Kyoto uses toilet etiquette signs in bid to flush out bad behaviour

1st of September 2015
Kyoto uses toilet etiquette signs in bid to flush out bad behaviour

Japan has gone to great lengths to welcome foreign visitors but for the locals of Kyoto - one of the most popular destinations - there has been a rather unwelcome side effect - stinking public toilets.

"We have seen an increasing number of people from overseas misuse our toilets based on their own cultural norms," said Chikashi Ono, an official at the city of Kyoto who is in charge of hygiene, adding that it is due to intercultural differences.
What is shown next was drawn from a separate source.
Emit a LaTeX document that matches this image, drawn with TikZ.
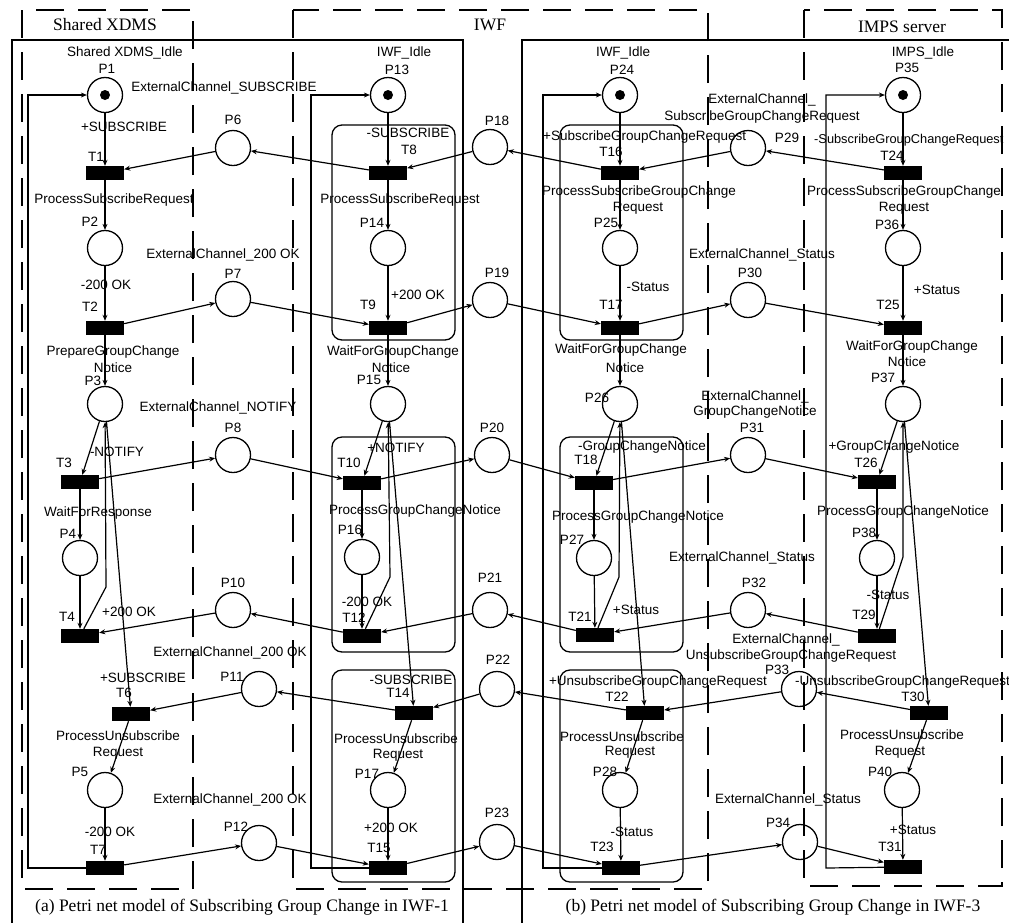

For example, some visitors who don't know how to use Japanese squat-style toilets mistakenly squat facing backward over the hood, leaving excrement on the toilet.

And visitors from countries where toilet paper is usually thrown away in a nearby trash can aren't aware that they are supposed to flush it down the toilet, leading to unpleasant smells.To prevent such incidents the city of Kyoto authorities put up signs at the end of June to show visitors how to use public lavatories in Japan.

The signs, which give explanations in Japanese, English, Korean and Chinese, include instructions on how to use squat toilets and how to activate toilet flush sensors.

"We hope these stickers help people understand the proper way to use bathrooms," Ono said.

Thanks to the signs, unpleasant incidents have significantly decreased, he added.